## WHAT TO WORK ON
Leaving out every picture, copy the lines of the data exactly, from the first through the line containing "1.374, 1.292, 1.131]".

## DATA LINES
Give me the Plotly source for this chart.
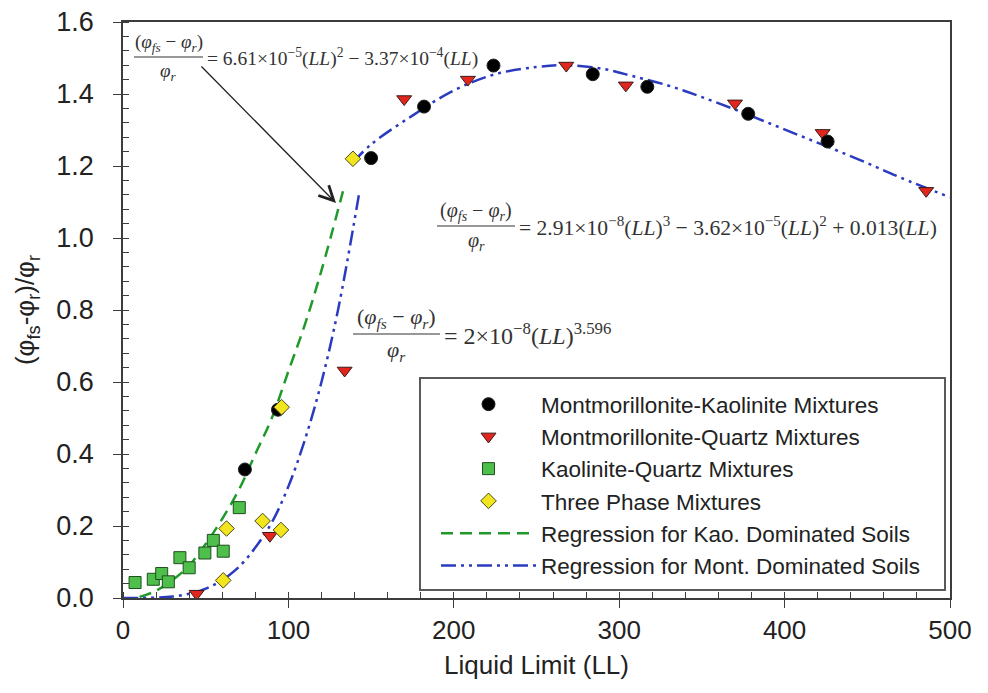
import plotly.graph_objects as go

# ---------------- data ----------------
mk_x = [73.7, 93.7, 150, 182, 224, 284, 317, 378, 426]
mk_y = [0.357, 0.523, 1.222, 1.365, 1.479, 1.455, 1.420, 1.345, 1.268]

mq_x = [44.5, 88.8, 134, 170, 208.5, 268, 304, 370, 423, 485.6]
mq_y = [0.012, 0.173, 0.632, 1.386, 1.44, 1.479, 1.424, 1.374, 1.292, 1.131]

kq_x = [7.3, 18.3, 23.4, 27.4, 34.4, 40, 49.5, 54.6, 60.6, 70.3]
kq_y = [0.043, 0.052, 0.068, 0.045, 0.112, 0.084, 0.125, 0.16, 0.13, 0.251]

tp_x = [60.6, 62.6, 84.4, 95.5, 95.9, 139]
tp_y = [0.049, 0.193, 0.214, 0.189, 0.53, 1.22]

kao_x = [10, 20, 30, 40, 50, 60, 70, 80, 90, 100, 110, 120, 133]
kao_y = [0.003, 0.02, 0.05, 0.09, 0.15, 0.22, 0.30, 0.40, 0.50, 0.63, 0.76, 0.91, 1.13]

mont_lo_x = [0, 20, 30, 40, 50, 60, 70, 80, 90, 100, 110, 120, 130, 143]
mont_lo_y = [0.0, 0.001, 0.004, 0.012, 0.026, 0.05, 0.086, 0.14, 0.21, 0.31, 0.44, 0.60, 0.80, 1.13]
mont_hi_x = [139, 150, 175, 200, 225, 250, 268, 290, 308, 330, 349, 370, 389, 410, 429, 450, 470, 500]
mont_hi_y = [1.21, 1.26, 1.34, 1.41, 1.455, 1.475, 1.48, 1.47, 1.45, 1.423, 1.393, 1.357, 1.322,
             1.283, 1.248, 1.208, 1.168, 1.113]

names = ["Montmorillonite-Kaolinite Mixtures", "Montmorillonite-Quartz Mixtures",
         "Kaolinite-Quartz Mixtures", "Three Phase Mixtures",
         "Regression for Kao. Dominated Soils", "Regression for Mont. Dominated Soils"]

SANS = "Liberation Sans, Arial, sans-serif"
SERIF = "Liberation Serif, Times New Roman, serif"
AX = "#3c3c3c"

# page body has an 8px margin: plot area lands at x 123-950, y 22-598 on screen
OFF = 8
W, H = 980, 685
TOP, BOT, LEFT, RIGHT = 22, 598, 123, 950
L, T = LEFT - OFF, TOP - OFF
R = W - (RIGHT - OFF)
B = H - (BOT - OFF)
PW, PH = RIGHT - LEFT, BOT - TOP

fig = go.Figure()

# regression lines (drawn first, under markers)
fig.add_trace(go.Scatter(x=kao_x, y=kao_y, mode="lines", name=names[4], legendrank=5,
                         line=dict(color="#1f9a2a", width=2.5, dash="12px,7px"), line_shape="spline"))
fig.add_trace(go.Scatter(x=mont_lo_x + [None] + mont_hi_x, y=mont_lo_y + [None] + mont_hi_y,
                         mode="lines", name=names[5], legendrank=6, connectgaps=False,
                         line=dict(color="#2b3bc0", width=2.5, dash="15px,5px,3px,5px,3px,5px"),
                         line_shape="spline"))

fig.add_trace(go.Scatter(x=kq_x, y=kq_y, mode="markers", name=names[2], legendrank=3,
                         marker=dict(symbol="square", size=12, color="#4dbf4a",
                                     line=dict(color="#1e4f1e", width=1))))
fig.add_trace(go.Scatter(x=mq_x, y=mq_y, mode="markers", name=names[1], legendrank=2,
                         marker=dict(symbol="triangle-down", size=13, color="#e3261d",
                                     line=dict(color="#3a1a1a", width=1))))
fig.add_trace(go.Scatter(x=mk_x, y=mk_y, mode="markers", name=names[0], legendrank=1,
                         marker=dict(symbol="circle", size=13, color="#000000",
                                     line=dict(color="#222222", width=1))))
fig.add_trace(go.Scatter(x=tp_x, y=tp_y, mode="markers", name=names[3], legendrank=4,
                         marker=dict(symbol="diamond", size=12, color="#f2e41f",
                                     line=dict(color="#4a4a1a", width=1))))

# ---------------- equations ----------------
def px2x(px):
    return (px - LEFT) / PW * 500

def py2y(py):
    return (BOT - py) / PH * 1.6

NUM = "(<i>φ</i><sub><i>fs</i></sub> − <i>φ</i><sub><i>r</i></sub>)"
DEN = "<i>φ</i><sub><i>r</i></sub>"

eqs = [
    # (bar left px, bar right px, bar py, font size, rhs text, rhs size)
    (134, 203, 57, 19, "= 6.61×10<sup>−5</sup>(<i>LL</i>)<sup>2</sup> − 3.37×10<sup>−4</sup>(<i>LL</i>)", 19.5),
    (437, 515, 226, 20, "= 2.91×10<sup>−8</sup>(<i>LL</i>)<sup>3</sup> − 3.62×10<sup>−5</sup>(<i>LL</i>)<sup>2</sup> + 0.013(<i>LL</i>)", 21.6),
    (353, 440, 334, 22, "= 2×10<sup>−8</sup>(<i>LL</i>)<sup>3.596</sup>", 24),
]
shapes = []
annotations = []
for (l, r, yb, fs, rhs, rfs) in eqs:
    cx = (l + r) / 2
    shapes.append(dict(type="line", xref="x", yref="y", x0=px2x(l), x1=px2x(r),
                       y0=py2y(yb), y1=py2y(yb), line=dict(color="#333333", width=1.2)))
    annotations.append(dict(x=px2x(cx), y=py2y(yb), xref="x", yref="y", text=NUM, showarrow=False,
                            yanchor="bottom", xanchor="center",
                            font=dict(family=SERIF, size=fs, color="#333333")))
    annotations.append(dict(x=px2x(cx), y=py2y(yb), xref="x", yref="y", text=DEN, showarrow=False,
                            yanchor="top", xanchor="center", yshift=-1,
                            font=dict(family=SERIF, size=fs, color="#333333")))
    annotations.append(dict(x=px2x(r + 2), y=py2y(yb), xref="x", yref="y", text=rhs, showarrow=False,
                            yanchor="middle", xanchor="left",
                            font=dict(family=SERIF, size=rfs, color="#333333")))

# arrow
annotations.append(dict(x=px2x(336), y=py2y(203), ax=px2x(200), ay=py2y(65),
                        xref="x", yref="y", axref="x", ayref="y", text="", showarrow=True,
                        arrowhead=5, arrowsize=2.2, arrowwidth=1.3, arrowcolor="#222222"))

# legend frame
shapes.append(dict(type="rect", xref="paper", yref="paper",
                   x0=(420 - LEFT) / PW, x1=(945 - LEFT) / PW,
                   y0=(BOT - 590) / PH, y1=(BOT - 378) / PH,
                   line=dict(color="#5a5a5a", width=2), fillcolor="white", layer="below"))

fig.update_layout(
    width=W, height=H, autosize=False,
    margin=dict(l=L, r=R, t=T, b=B, autoexpand=False),
    plot_bgcolor="white", paper_bgcolor="white",
    font=dict(family=SANS, color="#222222"),
    showlegend=True,
    legend=dict(x=(436 - LEFT) / PW, y=(BOT - 383) / PH, xanchor="left", yanchor="top",
                bgcolor="rgba(0,0,0,0)", borderwidth=0, itemwidth=95,
                font=dict(family=SANS, size=22.5, color="#222222"), tracegroupgap=0),
    shapes=shapes,
    annotations=annotations,
)

fig.update_xaxes(range=[0, 500], dtick=100, tick0=0, showgrid=False, zeroline=False, automargin=False,
                 showline=True, mirror=True, linecolor=AX, linewidth=1.5, ticklabeloverflow="allow",
                 ticks="outside", ticklen=8, tickwidth=1.3, tickcolor=AX,
                 minor=dict(dtick=20, ticks="inside", ticklen=6, tickwidth=1.1, tickcolor=AX, showgrid=False),
                 tickfont=dict(family=SANS, size=26, color="#222222"),
                 title=dict(text="Liquid Limit (LL)", font=dict(family=SANS, size=26, color="#222222"),
                            standoff=12))
fig.update_yaxes(range=[0, 1.6], dtick=0.2, tick0=0, tickformat=".1f", showgrid=False, zeroline=False,
                 automargin=False, ticklabeloverflow="allow",
                 showline=True, mirror=True, linecolor=AX, linewidth=1.5,
                 ticks="outside", ticklen=8, tickwidth=1.3, tickcolor=AX, ticklabelstandoff=14,
                 minor=dict(dtick=0.04, ticks="inside", ticklen=6, tickwidth=1.1, tickcolor=AX, showgrid=False),
                 tickfont=dict(family=SANS, size=27, color="#222222"),
                 title=dict(text="(φ<sub>fs</sub>-φ<sub>r</sub>)/φ<sub>r</sub>",
                            font=dict(family=SANS, size=26, color="#222222"), standoff=14))

fig.write_html("out.html")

## RESPONSE TO THIS TASK
Give me the Plotly source for this chart.
import plotly.graph_objects as go

# ---------------- data ----------------
mk_x = [73.7, 93.7, 150, 182, 224, 284, 317, 378, 426]
mk_y = [0.357, 0.523, 1.222, 1.365, 1.479, 1.455, 1.420, 1.345, 1.268]

mq_x = [44.5, 88.8, 134, 170, 208.5, 268, 304, 370, 423, 485.6]
mq_y = [0.012, 0.173, 0.632, 1.386, 1.44, 1.479, 1.424, 1.374, 1.292, 1.131]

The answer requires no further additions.